Cost Optimization: Replacing a portion of the base resin with high-quality filler reduces the overall material cost without compromising the structural integrity or the wood-grain aesthetics.

4.2. Coupling Agents

Since plastic is hydrophobic (water-repelling) and wood fiber is hydrophilic (water-attracting), they do not naturally bond well. Coupling agents act as a chemical bridge, ensuring the wood flour and plastic matrix adhere tightly. This significantly improves the tensile and flexural strength of the composite.

5. Real-World Applications

Wood Composites are now ubiquitous in modern architecture:

Exterior Applications: Pool decking, fencing, pergolas, and wall cladding. These products require high UV resistance to prevent fading.
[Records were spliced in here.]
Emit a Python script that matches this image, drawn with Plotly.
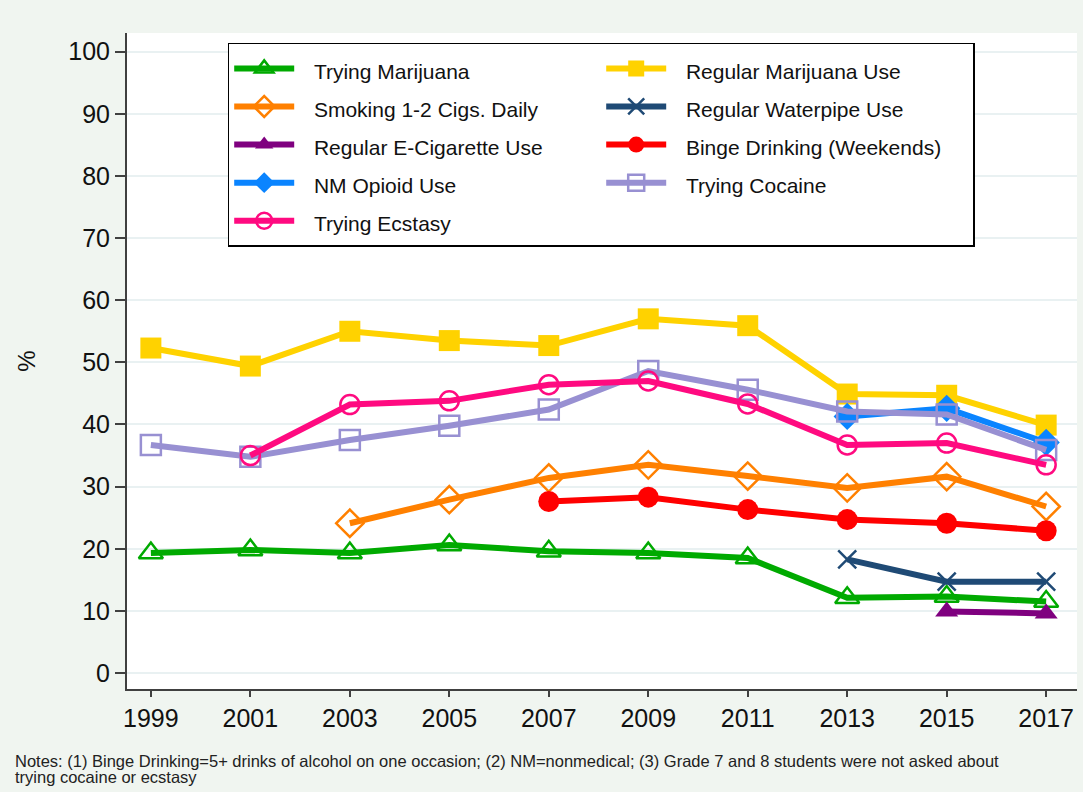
import plotly.graph_objects as go

# Survey years and prevalence (%) for each behaviour
years = [1999, 2001, 2003, 2005, 2007, 2009, 2011, 2013, 2015, 2017]
trying_marijuana = [19.3, 19.8, 19.3, 20.6, 19.6, 19.3, 18.5, 12.1, 12.3, 11.5]
regular_marijuana = [52.3, 49.4, 55.0, 53.5, 52.7, 57.0, 55.9, 44.9, 44.7, 39.9]
smoking_cigs = [None, None, 24.1, 27.9, 31.4, 33.5, 31.7, 29.8, 31.6, 26.8]
regular_waterpipe = [None, None, None, None, None, None, None, 18.3, 14.7, 14.7]
regular_ecig = [None, None, None, None, None, None, None, None, 9.9, 9.6]
binge_drinking = [None, None, None, None, 27.6, 28.3, 26.3, 24.7, 24.1, 22.9]
nm_opioid = [None, None, None, None, None, None, None, 41.3, 42.6, 37.1]
trying_cocaine = [36.7, 34.8, 37.5, 39.8, 42.4, 48.6, 45.6, 42.1, 41.6, 35.9]
trying_ecstasy = [None, 35.0, 43.2, 43.8, 46.4, 47.0, 43.3, 36.7, 37.0, 33.5]

y_ticks = [0, 10, 20, 30, 40, 50, 60, 70, 80, 90, 100]
notes_lines = [
    "Notes: (1) Binge Drinking=5+ drinks of alcohol on one occasion; (2) NM=nonmedical; "
    "(3) Grade 7 and 8 students were not asked about",
    "trying cocaine or ecstasy",
]

# (label, values, colour, marker symbol, marker size) in legend order (row by row)
series = [
    ("Trying Marijuana", trying_marijuana, "#00AA00", "triangle-up-open", 21),
    ("Regular Marijuana Use", regular_marijuana, "#FFD200", "square", 21),
    ("Smoking 1-2 Cigs. Daily", smoking_cigs, "#FF8000", "diamond-open", 21),
    ("Regular Waterpipe Use", regular_waterpipe, "#1F4A75", "x-thin-open", 18),
    ("Regular E-Cigarette Use", regular_ecig, "#7F007F", "triangle-up", 20),
    ("Binge Drinking (Weekends)", binge_drinking, "#FF0000", "circle", 21),
    ("NM Opioid Use", nm_opioid, "#0A84FF", "diamond", 21),
    ("Trying Cocaine", trying_cocaine, "#9890D2", "square-open", 20),
    ("Trying Ecstasy", trying_ecstasy, "#FF0A80", "circle-open", 19),
]

fig = go.Figure()
for label, values, colour, symbol, size in series:
    is_open = symbol.endswith("open")
    fig.add_trace(go.Scatter(
        x=years, y=values,
        # smaller text inside a taller legend row; en + thin space pad the gap after the key
        name='<span style="font-size:21px">\u2002\u2009' + label + "</span>",
        mode="lines+markers",
        line=dict(color=colour, width=6),
        marker=dict(symbol=symbol, size=size, color=colour,
                    line=dict(width=2.5 if is_open else 0, color=colour)),
        connectgaps=False,
    ))

font_family = "Liberation Sans, Arial, sans-serif"

fig.update_layout(
    width=1083, height=792,
    margin=dict(l=127, r=6, t=33, b=103),
    paper_bgcolor="#F0F5F0",
    plot_bgcolor="#FFFFFF",
    font=dict(family=font_family, color="#111111"),
    showlegend=True,
    legend=dict(
        orientation="h",
        x=0.106, y=0.985, xanchor="left", yanchor="top",
        bgcolor="#FFFFFF", bordercolor="#000000", borderwidth=1.5,
        font=dict(size=27, family=font_family, color="#111111"),
        itemwidth=60, entrywidth=297, entrywidthmode="pixels",
        traceorder="normal",
    ),
    xaxis=dict(
        range=[1998.52, 2017.62],
        tickvals=years, ticktext=[str(y) for y in years],
        showgrid=False, zeroline=False,
        showline=True, linecolor="#404040", linewidth=2,
        ticks="outside", ticklen=6, tickwidth=1.5, tickcolor="#404040",
        tickfont=dict(size=25),
    ),
    yaxis=dict(
        range=[-2.57, 103.0],
        tickvals=y_ticks,
        showgrid=True, gridcolor="#E9F1F2", gridwidth=2,
        zeroline=False,
        showline=True, linecolor="#404040", linewidth=2,
        ticks="outside", ticklen=10, tickwidth=1.5, tickcolor="#404040",
        tickfont=dict(size=25),
        title=dict(text="%", font=dict(size=24), standoff=26),
    ),
)

# Footnote, one annotation per line for tight line spacing
for i, line in enumerate(notes_lines):
    fig.add_annotation(
        text=line, xref="paper", yref="paper",
        x=-0.12, y=-0.109 - 0.0244 * i, xanchor="left", yanchor="middle",
        align="left", showarrow=False,
        font=dict(size=16.5, family=font_family, color="#222222"),
    )

fig.write_html("out.html")
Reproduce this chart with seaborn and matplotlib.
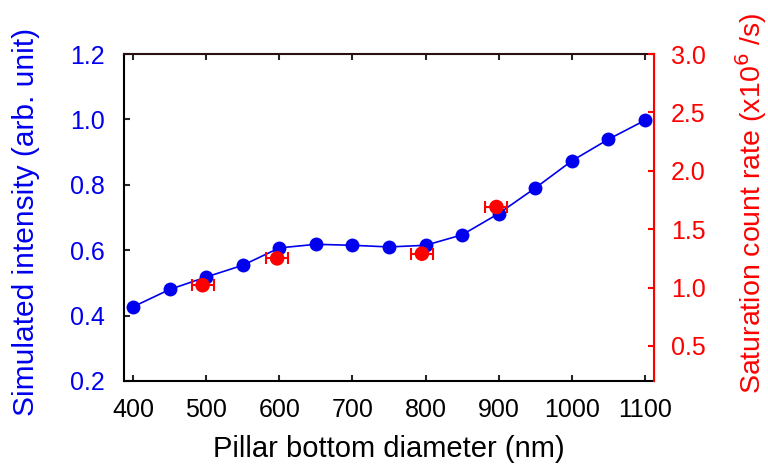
import matplotlib
matplotlib.use("Agg")
import matplotlib.pyplot as plt
import seaborn as sns
import pandas as pd

# Simulated intensity vs pillar bottom diameter
diameter_nm = [400, 450, 500, 550, 600, 650, 700, 750, 800, 850, 900, 950, 1000, 1050, 1100]
sim_intensity = [0.427, 0.480, 0.518, 0.554, 0.607, 0.618, 0.615, 0.610, 0.615, 0.647,
                 0.712, 0.790, 0.873, 0.939, 0.997]

# Measured saturation count rate (x10^6 /s) with diameter uncertainty
meas_diameter_nm = [495, 597, 795, 897]
sat_rate = [1.02, 1.25, 1.29, 1.69]
diameter_err_nm = [15, 15, 15, 15]

x_ticks = [400, 500, 600, 700, 800, 900, 1000, 1100]
left_ticks = [0.2, 0.4, 0.6, 0.8, 1.0, 1.2]
right_ticks = [0.5, 1.0, 1.5, 2.0, 2.5, 3.0]

sns.set_style("ticks")
plt.rcParams["font.family"] = ["Liberation Sans", "DejaVu Sans"]

BLUE = "#0000ee"
RED = "#ff0000"
TICK_FS = 18
LABEL_FS = 21.5

sim_df = pd.DataFrame({"diameter": diameter_nm, "intensity": sim_intensity})
meas_df = pd.DataFrame({"diameter": meas_diameter_nm, "rate": sat_rate})

fig = plt.figure(figsize=(7.68, 4.70), dpi=100)
ax = fig.add_axes([124 / 768, 1 - 381 / 470, 530 / 768, 327 / 470])

sns.lineplot(data=sim_df, x="diameter", y="intensity", ax=ax, color=BLUE,
             linewidth=1.2, marker="o", markersize=10, markeredgewidth=0,
             markerfacecolor=BLUE, zorder=3)

ax.set_xlim(387.5, 1112.5)
ax.set_ylim(0.2, 1.2)
ax.set_xticks(x_ticks)
ax.set_yticks(left_ticks)
ax.set_yticklabels([f"{v:.1f}" for v in left_ticks])
ax.set_xlabel("Pillar bottom diameter (nm)", fontsize=21, color="black")
ax.xaxis.set_label_coords(0.5, -0.165)
ax.set_ylabel("Simulated intensity (arb. unit)", fontsize=LABEL_FS, color=BLUE)
ax.yaxis.set_label_coords(-0.1585, 0.486)
ax.tick_params(axis="x", direction="in", top=True, length=4, width=1.5,
               labelsize=TICK_FS, labelcolor="black", pad=12)
ax.tick_params(axis="y", direction="in", length=4, width=1.5,
               labelsize=TICK_FS, labelcolor=BLUE, pad=14)
for side in ["left", "bottom", "top"]:
    ax.spines[side].set_visible(True)
    ax.spines[side].set_linewidth(1.5)
    ax.spines[side].set_color("black")
ax.spines["top"].set_color("#2a1010")

ax2 = ax.twinx()
ax2.errorbar(meas_diameter_nm, sat_rate, xerr=diameter_err_nm, fmt="none",
             ecolor=RED, elinewidth=1.5, capsize=4, capthick=1.5, zorder=4)
sns.scatterplot(data=meas_df, x="diameter", y="rate", ax=ax2, color=RED,
                s=110, edgecolor="none", zorder=5)
ax2.set_ylim(0.2, 3.0)
ax2.set_yticks(right_ticks)
ax2.set_yticklabels([f"{v:.1f}" for v in right_ticks])
ax2.set_ylabel("Saturation count rate (x10$^{6}$ /s)", fontsize=20.5, color=RED)
ax2.yaxis.set_label_coords(1.15, 0.545)
ax2.set_xlabel("")
ax2.tick_params(axis="y", direction="in", length=4, width=1.5, colors=RED,
                labelsize=TICK_FS, pad=12)
ax2.spines["right"].set_visible(True)
ax2.spines["right"].set_color(RED)
ax2.spines["right"].set_linewidth(1.5)
ax2.spines["top"].set_visible(False)
ax2.spines["left"].set_visible(False)
ax2.spines["bottom"].set_visible(False)
ax2.set_xlim(387.5, 1112.5)

fig.savefig("out.png", dpi=100)
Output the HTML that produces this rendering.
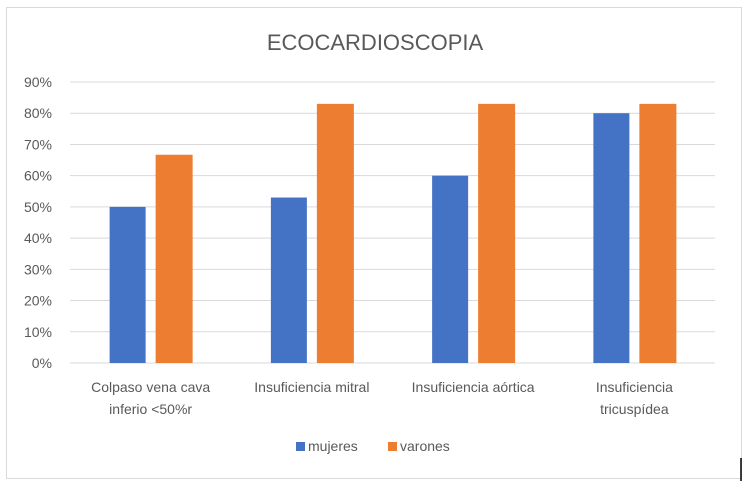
<!DOCTYPE html>
<html><head><meta charset="utf-8"><style>
body{margin:0;background:#fff;}
svg text{font-family:"Liberation Sans",sans-serif;fill:#595959;}
</style></head><body>
<svg width="750" height="487" xmlns="http://www.w3.org/2000/svg">
<rect x="6.5" y="7.5" width="735" height="471" fill="#fff" stroke="#d9d9d9"/>
<line x1="741" y1="458" x2="741" y2="481" stroke="#000" stroke-width="1.5"/>
<text x="375" y="50" font-size="22" text-anchor="middle">ECOCARDIOSCOPIA</text>
<g id="grid"></g><g id="bars"></g><g id="labels"></g>
<g>
<rect x="296" y="442" width="9" height="9" fill="#4472c4"/>
<text x="308" y="451" font-size="14">mujeres</text>
<rect x="388" y="442" width="9" height="9" fill="#ed7d31"/>
<text x="400" y="451" font-size="14">varones</text>
</g>
</svg>
<script>
const categories=[["Colpaso vena cava","inferio  <50%r"],["Insuficiencia mitral"],["Insuficiencia aórtica"],["Insuficiencia","tricuspídea"]];
const mujeres=[50,53,60,80];
const varones=[66.7,83,83,83];
const ticks=[0,10,20,30,40,50,60,70,80,90];
const NS="http://www.w3.org/2000/svg";
const L=70,R=715,T=82,B=363,MAX=90;
const y=v=>B-(v/MAX)*(B-T);
const cw=(R-L)/categories.length;
const cx=i=>L+cw*(i+0.5);
function mk(t,a,p){const e=document.createElementNS(NS,t);for(const k in a)e.setAttribute(k,a[k]);p.appendChild(e);return e;}
const g=document.getElementById('grid');
ticks.forEach(t=>{
 const l=mk('line',{x1:L,x2:R,y1:y(t),y2:y(t),stroke:'#d9d9d9','stroke-width':1},g);
 
 
 const tx=mk('text',{x:52,y:y(t)+5,'font-size':14,'text-anchor':'end'},g);
 tx.textContent=t+'%';
 
 
});
const b=document.getElementById('bars');
const bw=36;
categories.forEach((c,i)=>{
 const r1=mk('rect',{x:cx(i)-41,y:y(mujeres[i]),width:bw,height:B-y(mujeres[i]),fill:'#4472c4'},b);
 
 
 const r2=mk('rect',{x:cx(i)+5,y:y(varones[i]),width:bw+1,height:B-y(varones[i]),fill:'#ed7d31'},b);
 
 
 const tx=mk('text',{x:cx(i),y:392,'font-size':14,'text-anchor':'middle'},document.getElementById('labels'));
 
 
 c.forEach((line,j)=>{const ts=mk('tspan',{x:cx(i),dy:j?22:0},tx);ts.textContent=line;});
});
</script>
</body></html>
Interior Applications: Internal doors, kitchen cabinets, and flooring. Interior WPC often focuses on fire retardancy and aesthetic finesse.

Industrial Uses: WPC pallets and formwork panels for construction, prized for their reusability and strength.

6. Technical Considerations for Optimal Quality

The production of Wood Composites is a temperature-sensitive process. If the heat is too high, the wood flour may burn, leading to a scorched smell and dark discoloration. If the temperature is too low, the resin will not melt completely, resulting in a rough, uneven surface. Selecting additives with excellent dispersion and compatible melt flow indices (MFI) is vital to achieving a smooth finish and a natural wood-like texture.

Conclusion

Wood Composites represent the future of building materials — a harmonious blend of technology and nature. By intelligently combining wood flour, plastics, and technical additives, we create a material that is not only beautiful and durable but also eco-friendly. For manufacturers, mastering the art of blending and applying additive solutions is the key to leading the way in this high-potential green material market.